Recorded information:
┏━━

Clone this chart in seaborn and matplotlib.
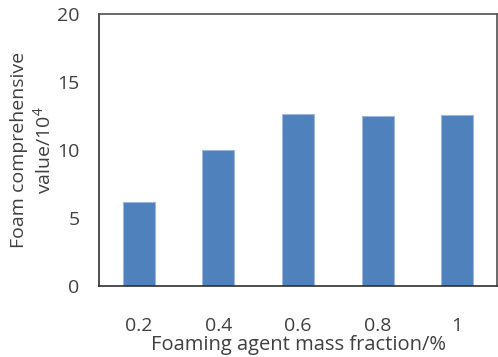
import matplotlib
matplotlib.use("Agg")
import matplotlib.pyplot as plt
import seaborn as sns
import pandas as pd

categories = ["0.2", "0.4", "0.6", "0.8", "1"]
values = [6.2, 10.0, 12.67, 12.48, 12.55]
y_ticks = [0, 5, 10, 15, 20]

sns.set_theme(style="white")
plt.rcParams["font.family"] = ["Open Sans", "DejaVu Sans"]
plt.rcParams["mathtext.fontset"] = "custom"
plt.rcParams["mathtext.rm"] = "Open Sans"

df = pd.DataFrame({"fraction": categories, "value": values})

fig = plt.figure(figsize=(4.98, 3.57), dpi=100)
ax = fig.add_axes([99 / 498, 1 - 286 / 357, 398 / 498, 272 / 357])

sns.barplot(data=df, x="fraction", y="value", ax=ax, color="#4F81BD",
            saturation=1, width=0.4, edgecolor="#9DB7DD", linewidth=0.8)

ax.set_ylim(0, 20)
ax.set_yticks(y_ticks)
ax.set_xlim(-0.5, len(categories) - 0.5)

text_color = "#404040"
fs = 14
ax.tick_params(axis="y", direction="in", length=8, width=1, color="#404040",
               labelsize=fs, labelcolor=text_color, pad=14)
ax.tick_params(axis="x", length=0, labelsize=fs, labelcolor=text_color, pad=22)

for side in ["left", "bottom"]:
    ax.spines[side].set_color("#303030")
    ax.spines[side].set_linewidth(1.2)
for side in ["top", "right"]:
    ax.spines[side].set_color("#505050")
    ax.spines[side].set_linewidth(1.2)

ax.set_xlabel("Foaming agent mass fraction/%", fontsize=14.5, color=text_color, labelpad=0)
ax.set_ylabel("Foam comprehensive\nvalue/10$\\mathregular{^4}$", fontsize=fs,
              color=text_color, labelpad=2, linespacing=1.25)

fig.savefig("out.png", dpi=100)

┗━━

Filter the listing above for the string "seaborn" and copy every matching line.

Clone this chart in seaborn and matplotlib.
import seaborn as sns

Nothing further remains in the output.